Monday, August 11, 2008

Faster! Faster! And Smaller!

I have been hacking some Python code in a (vain) attempt to get a working algorithm for the Netflix prize and I have something that looks promising but is slow so I have been investigating optimizing it.

I got a dramatic speed-up after I noticed that I was searching a list using index when the list was ordered and so amenable to a binary search.

Using the bisect module for this looks like:
import bisect
pos = bisect.bisect_left(sortedList, val)

Binary searches run in logarithmic which is so much better than the index method of a list which is linear, starting at the left and looking until it either falls off the other end or find a match.

Timings using timeit:

First, using index..
>>> timeit.Timer('a.index(10)', setup='a=range(0,100)').timeit()

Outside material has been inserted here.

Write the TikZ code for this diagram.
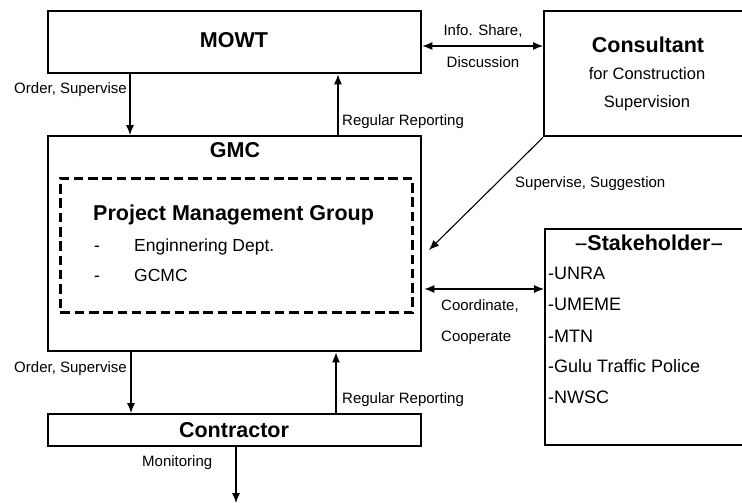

>>> timeit.Timer('a.index(99)', setup='a=range(0,100)').timeit()

Now, using bisect:
>>> timeit.Timer('bisect.bisect(a,10)', setup='import bisect; a=range(0,100)').timeit()
#Uh-oh, slower than than index by a little bit

>>> timeit.Timer('bisect.bisect(a,90)', setup='import bisect; a=range(0,100)').timeit()
# Faster

The array module allows the efficient storage of basic values. I have a list of scores for each Netflix subscriber that is probably internally represented as an int or even a long int (at least 4 ytes, maybe 8) but the range of values is 1-5. When I change from list to array('B'), the memory footprint falls from 2.2Gb to 900M.. now I can run this thing on a smaller machine!